[BEGIN]

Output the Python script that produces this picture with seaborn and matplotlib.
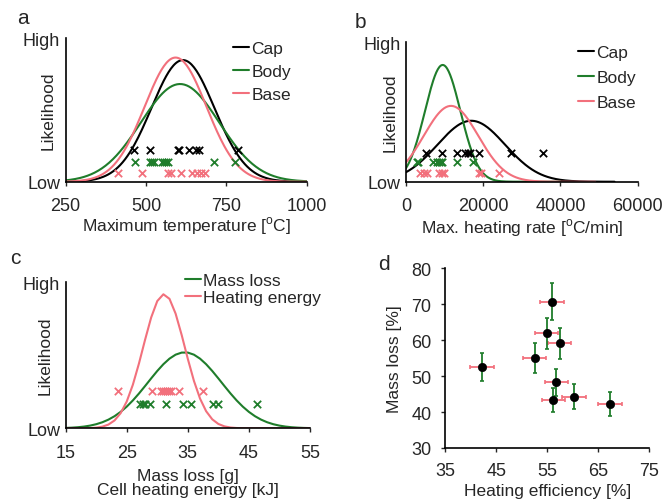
import numpy as np
import matplotlib
matplotlib.use('Agg')
import matplotlib.pyplot as plt
import seaborn as sns

sns.set_theme(style="ticks")
plt.rcParams['font.family'] = ['Liberation Sans', 'DejaVu Sans']
plt.rcParams['mathtext.fontset'] = 'custom'
plt.rcParams['mathtext.rm'] = 'Liberation Sans'
plt.rcParams['font.size'] = 12.5
plt.rcParams['axes.labelsize'] = 12.5
plt.rcParams['xtick.labelsize'] = 13
plt.rcParams['ytick.labelsize'] = 13
plt.rcParams['legend.fontsize'] = 12.5

GREEN = '#1f7d2b'
PINK = '#f2707c'
BLACK = '#000000'

# a: maximum temperature [C]
temp_cap = [463, 511, 600, 604, 635, 657, 665, 785]
temp_body = [465, 512, 518, 524, 550, 556, 563, 570, 712, 776]
temp_base = [414, 488, 570, 578, 608, 644, 660, 670, 684]
temp_fit = {'Cap': (615, 98), 'Body': (606, 122), 'Base': (592, 96)}

# b: max. heating rate [C/min]
rate_cap = [5300, 9300, 13300, 15300, 16000, 16500, 19000, 27100, 35400]
rate_body = [2800, 3200, 6900, 8000, 8600, 9000, 9300, 13200, 17400]
rate_base = [3700, 4700, 5400, 8600, 9300, 9900, 19000, 19500, 24200]
rate_fit = {'Cap': (16900, 8770), 'Body': (9500, 4580), 'Base': (11650, 7050)}

# c: mass loss [g] / cell heating energy [kJ]
mass_loss = [27.2, 27.6, 28.0, 28.8, 31.5, 34.2, 35.6, 39.1, 40.0, 46.3]
heating_energy = [23.5, 29.2, 30.6, 31.0, 31.3, 31.6, 31.9, 32.2, 33.5, 37.5]
c_fit = {'Mass loss': (34.5, 6.0), 'Heating energy': (31.1, 3.4)}

# d: heating efficiency vs mass loss [%]
efficiency = [55.9, 54.9, 57.4, 52.5, 42.2, 56.8, 56.2, 60.2, 67.3]
efficiency_err = [2.3, 2.3, 2.3, 2.3, 2.3, 2.3, 2.3, 2.3, 2.3]
mass_loss_pct = [70.7, 61.9, 59.1, 55.0, 52.4, 48.3, 43.4, 44.3, 42.2]
mass_loss_pct_err = [5.1, 4.4, 4.3, 4.1, 3.9, 3.7, 3.3, 3.4, 3.3]


def normal_pdf(x, mu, sd):
    return np.exp(-0.5 * ((x - mu) / sd) ** 2) / (sd * np.sqrt(2 * np.pi))


def likelihood_axis(ax, top, label_x):
    ax.set_ylim(0, top)
    ax.set_yticks([0, top])
    ax.set_yticklabels(['Low', 'High'])
    ax.set_ylabel('Likelihood')
    ax.yaxis.set_label_coords(label_x, 0.5)
    ax.tick_params(axis='y', length=0, pad=4)
    ax.tick_params(axis='x', length=3, width=1, pad=8)
    sns.despine(ax=ax)
    for s in ax.spines.values():
        s.set_linewidth(1.2)
        s.set_color('black')


def curve(ax, xs, mu, sd, color, label):
    sns.lineplot(x=xs, y=normal_pdf(xs, mu, sd), color=color, lw=1.5,
                 label=label, ax=ax, estimator=None, sort=False)


def crosses(ax, vals, level, color):
    sns.scatterplot(x=vals, y=[level] * len(vals), marker='x', color=color,
                    s=28, linewidth=1.3, ax=ax, legend=False, zorder=3)


def legend_at(ax, px, py, spacing):
    ax.legend(loc='upper left', bbox_to_anchor=(px / 662, 1 - py / 502),
              bbox_transform=fig.transFigure, frameon=False, borderpad=0,
              borderaxespad=0, handlelength=0.95, handletextpad=0.1,
              labelspacing=spacing)


fig = plt.figure(figsize=(6.62, 5.02), dpi=100)
ax_a = fig.add_axes([0.0992, 0.636, 0.364, 0.2857])
ax_b = fig.add_axes([0.6133, 0.636, 0.350, 0.2777])
ax_c = fig.add_axes([0.0992, 0.1448, 0.369, 0.2914])
ax_d = fig.add_axes([0.6727, 0.1056, 0.308, 0.358])

colors = {'Cap': BLACK, 'Body': GREEN, 'Base': PINK}

# --- a
xs = np.linspace(250, 1000, 200)
for k, (mu, sd) in temp_fit.items():
    curve(ax_a, xs, mu, sd, colors[k], k)
top_a = 0.0048
crosses(ax_a, temp_cap, 0.22 * top_a, BLACK)
crosses(ax_a, temp_body, 0.14 * top_a, GREEN)
crosses(ax_a, temp_base, 0.06 * top_a, PINK)
ax_a.set_xlim(250, 1000)
ax_a.set_xticks([250, 500, 750, 1000])
ax_a.set_xlabel(r'Maximum temperature [$^{\mathrm{o}}$C]', labelpad=0)
likelihood_axis(ax_a, top_a, -0.043)
legend_at(ax_a, 233, 42, 0.45)

# --- b
rate_end = {'Cap': 54000, 'Body': 40000, 'Base': 49000}
for k, (mu, sd) in rate_fit.items():
    xs = np.linspace(0, rate_end[k], 200)
    curve(ax_b, xs, mu, sd, colors[k], k)
top_b = 1.04e-4
crosses(ax_b, rate_cap, 0.206 * top_b, BLACK)
crosses(ax_b, rate_body, 0.139 * top_b, GREEN)
crosses(ax_b, rate_base, 0.06 * top_b, PINK)
ax_b.set_xlim(0, 60000)
ax_b.set_xticks([0, 20000, 40000, 60000])
ax_b.set_xlabel(r'Max. heating rate [$^{\mathrm{o}}$C/min]', labelpad=2)
likelihood_axis(ax_b, top_b, -0.037)
legend_at(ax_b, 578, 46, 0.57)

# --- c
xs = np.arange(15, 56, 1.0)
curve(ax_c, xs, *c_fit['Mass loss'], GREEN, 'Mass loss')
curve(ax_c, xs, *c_fit['Heating energy'], PINK, 'Heating energy')
top_c = 0.128
crosses(ax_c, heating_energy, 0.254 * top_c, PINK)
crosses(ax_c, mass_loss, 0.166 * top_c, GREEN)
ax_c.set_xlim(15, 55)
ax_c.set_xticks([15, 25, 35, 45, 55])
ax_c.set_xlabel('Mass loss [g]\nCell heating energy [kJ]', labelpad=5,
                linespacing=0.95)
likelihood_axis(ax_c, top_c, -0.052)
legend_at(ax_c, 185, 274, 0.08)

# --- d
ax_d.errorbar(efficiency, mass_loss_pct, xerr=efficiency_err, fmt='none',
              ecolor=PINK, elinewidth=1.3, capsize=1.5, capthick=1.2)
ax_d.errorbar(efficiency, mass_loss_pct, yerr=mass_loss_pct_err, fmt='none',
              ecolor=GREEN, elinewidth=1.3, capsize=1.5, capthick=1.2)
sns.scatterplot(x=efficiency, y=mass_loss_pct, color=BLACK, s=36,
                edgecolor=BLACK, ax=ax_d, zorder=3, legend=False)
ax_d.set_xlim(35, 75)
ax_d.set_ylim(30, 80)
ax_d.set_xticks([35, 45, 55, 65, 75])
ax_d.set_yticks([30, 40, 50, 60, 70, 80])
ax_d.set_xlabel('Heating efficiency [%]', labelpad=3)
ax_d.set_ylabel('Mass loss [%]')
ax_d.yaxis.set_label_coords(-0.211, 0.5)
ax_d.tick_params(length=3, width=1, pad=7)
sns.despine(ax=ax_d)
for s in ax_d.spines.values():
    s.set_linewidth(1.2)
    s.set_color('black')

# panel letters
for letter, (px, py) in zip('abcd', [(23, 19), (360, 22), (15, 258), (384, 265)]):
    fig.text(px / 662, 1 - py / 502, letter, fontsize=15, ha='center',
             va='center')

fig.savefig('out.png', dpi=100)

[END]

:: Objective ::
Print out the whole of the material word for word, without pictures.

:: Correct output ::
Output the Python script that produces this picture with seaborn and matplotlib.
import numpy as np
import matplotlib
matplotlib.use('Agg')
import matplotlib.pyplot as plt
import seaborn as sns

sns.set_theme(style="ticks")
plt.rcParams['font.family'] = ['Liberation Sans', 'DejaVu Sans']
plt.rcParams['mathtext.fontset'] = 'custom'
plt.rcParams['mathtext.rm'] = 'Liberation Sans'
plt.rcParams['font.size'] = 12.5
plt.rcParams['axes.labelsize'] = 12.5
plt.rcParams['xtick.labelsize'] = 13
plt.rcParams['ytick.labelsize'] = 13
plt.rcParams['legend.fontsize'] = 12.5

GREEN = '#1f7d2b'
PINK = '#f2707c'
BLACK = '#000000'

# a: maximum temperature [C]
temp_cap = [463, 511, 600, 604, 635, 657, 665, 785]
temp_body = [465, 512, 518, 524, 550, 556, 563, 570, 712, 776]
temp_base = [414, 488, 570, 578, 608, 644, 660, 670, 684]
temp_fit = {'Cap': (615, 98), 'Body': (606, 122), 'Base': (592, 96)}

# b: max. heating rate [C/min]
rate_cap = [5300, 9300, 13300, 15300, 16000, 16500, 19000, 27100, 35400]
rate_body = [2800, 3200, 6900, 8000, 8600, 9000, 9300, 13200, 17400]
rate_base = [3700, 4700, 5400, 8600, 9300, 9900, 19000, 19500, 24200]
rate_fit = {'Cap': (16900, 8770), 'Body': (9500, 4580), 'Base': (11650, 7050)}

# c: mass loss [g] / cell heating energy [kJ]
mass_loss = [27.2, 27.6, 28.0, 28.8, 31.5, 34.2, 35.6, 39.1, 40.0, 46.3]
heating_energy = [23.5, 29.2, 30.6, 31.0, 31.3, 31.6, 31.9, 32.2, 33.5, 37.5]
c_fit = {'Mass loss': (34.5, 6.0), 'Heating energy': (31.1, 3.4)}

# d: heating efficiency vs mass loss [%]
efficiency = [55.9, 54.9, 57.4, 52.5, 42.2, 56.8, 56.2, 60.2, 67.3]
efficiency_err = [2.3, 2.3, 2.3, 2.3, 2.3, 2.3, 2.3, 2.3, 2.3]
mass_loss_pct = [70.7, 61.9, 59.1, 55.0, 52.4, 48.3, 43.4, 44.3, 42.2]
mass_loss_pct_err = [5.1, 4.4, 4.3, 4.1, 3.9, 3.7, 3.3, 3.4, 3.3]


def normal_pdf(x, mu, sd):
    return np.exp(-0.5 * ((x - mu) / sd) ** 2) / (sd * np.sqrt(2 * np.pi))


def likelihood_axis(ax, top, label_x):
    ax.set_ylim(0, top)
    ax.set_yticks([0, top])
    ax.set_yticklabels(['Low', 'High'])
    ax.set_ylabel('Likelihood')
    ax.yaxis.set_label_coords(label_x, 0.5)
    ax.tick_params(axis='y', length=0, pad=4)
    ax.tick_params(axis='x', length=3, width=1, pad=8)
    sns.despine(ax=ax)
    for s in ax.spines.values():
        s.set_linewidth(1.2)
        s.set_color('black')


def curve(ax, xs, mu, sd, color, label):
    sns.lineplot(x=xs, y=normal_pdf(xs, mu, sd), color=color, lw=1.5,
                 label=label, ax=ax, estimator=None, sort=False)


def crosses(ax, vals, level, color):
    sns.scatterplot(x=vals, y=[level] * len(vals), marker='x', color=color,
                    s=28, linewidth=1.3, ax=ax, legend=False, zorder=3)


def legend_at(ax, px, py, spacing):
    ax.legend(loc='upper left', bbox_to_anchor=(px / 662, 1 - py / 502),
              bbox_transform=fig.transFigure, frameon=False, borderpad=0,
              borderaxespad=0, handlelength=0.95, handletextpad=0.1,
              labelspacing=spacing)


fig = plt.figure(figsize=(6.62, 5.02), dpi=100)
ax_a = fig.add_axes([0.0992, 0.636, 0.364, 0.2857])
ax_b = fig.add_axes([0.6133, 0.636, 0.350, 0.2777])
ax_c = fig.add_axes([0.0992, 0.1448, 0.369, 0.2914])
ax_d = fig.add_axes([0.6727, 0.1056, 0.308, 0.358])

colors = {'Cap': BLACK, 'Body': GREEN, 'Base': PINK}

# --- a
xs = np.linspace(250, 1000, 200)
for k, (mu, sd) in temp_fit.items():
    curve(ax_a, xs, mu, sd, colors[k], k)
top_a = 0.0048
crosses(ax_a, temp_cap, 0.22 * top_a, BLACK)
crosses(ax_a, temp_body, 0.14 * top_a, GREEN)
crosses(ax_a, temp_base, 0.06 * top_a, PINK)
ax_a.set_xlim(250, 1000)
ax_a.set_xticks([250, 500, 750, 1000])
ax_a.set_xlabel(r'Maximum temperature [$^{\mathrm{o}}$C]', labelpad=0)
likelihood_axis(ax_a, top_a, -0.043)
legend_at(ax_a, 233, 42, 0.45)

# --- b
rate_end = {'Cap': 54000, 'Body': 40000, 'Base': 49000}
for k, (mu, sd) in rate_fit.items():
    xs = np.linspace(0, rate_end[k], 200)
    curve(ax_b, xs, mu, sd, colors[k], k)
top_b = 1.04e-4
crosses(ax_b, rate_cap, 0.206 * top_b, BLACK)
crosses(ax_b, rate_body, 0.139 * top_b, GREEN)
crosses(ax_b, rate_base, 0.06 * top_b, PINK)
ax_b.set_xlim(0, 60000)
ax_b.set_xticks([0, 20000, 40000, 60000])
ax_b.set_xlabel(r'Max. heating rate [$^{\mathrm{o}}$C/min]', labelpad=2)
likelihood_axis(ax_b, top_b, -0.037)
legend_at(ax_b, 578, 46, 0.57)

# --- c
xs = np.arange(15, 56, 1.0)
curve(ax_c, xs, *c_fit['Mass loss'], GREEN, 'Mass loss')
curve(ax_c, xs, *c_fit['Heating energy'], PINK, 'Heating energy')
top_c = 0.128
crosses(ax_c, heating_energy, 0.254 * top_c, PINK)
crosses(ax_c, mass_loss, 0.166 * top_c, GREEN)
ax_c.set_xlim(15, 55)
ax_c.set_xticks([15, 25, 35, 45, 55])
ax_c.set_xlabel('Mass loss [g]\nCell heating energy [kJ]', labelpad=5,
                linespacing=0.95)
likelihood_axis(ax_c, top_c, -0.052)
legend_at(ax_c, 185, 274, 0.08)

# --- d
ax_d.errorbar(efficiency, mass_loss_pct, xerr=efficiency_err, fmt='none',
              ecolor=PINK, elinewidth=1.3, capsize=1.5, capthick=1.2)
ax_d.errorbar(efficiency, mass_loss_pct, yerr=mass_loss_pct_err, fmt='none',
              ecolor=GREEN, elinewidth=1.3, capsize=1.5, capthick=1.2)
sns.scatterplot(x=efficiency, y=mass_loss_pct, color=BLACK, s=36,
                edgecolor=BLACK, ax=ax_d, zorder=3, legend=False)
ax_d.set_xlim(35, 75)
ax_d.set_ylim(30, 80)
ax_d.set_xticks([35, 45, 55, 65, 75])
ax_d.set_yticks([30, 40, 50, 60, 70, 80])
ax_d.set_xlabel('Heating efficiency [%]', labelpad=3)
ax_d.set_ylabel('Mass loss [%]')
ax_d.yaxis.set_label_coords(-0.211, 0.5)
ax_d.tick_params(length=3, width=1, pad=7)
sns.despine(ax=ax_d)
for s in ax_d.spines.values():
    s.set_linewidth(1.2)
    s.set_color('black')

# panel letters
for letter, (px, py) in zip('abcd', [(23, 19), (360, 22), (15, 258), (384, 265)]):
    fig.text(px / 662, 1 - py / 502, letter, fontsize=15, ha='center',
             va='center')

fig.savefig('out.png', dpi=100)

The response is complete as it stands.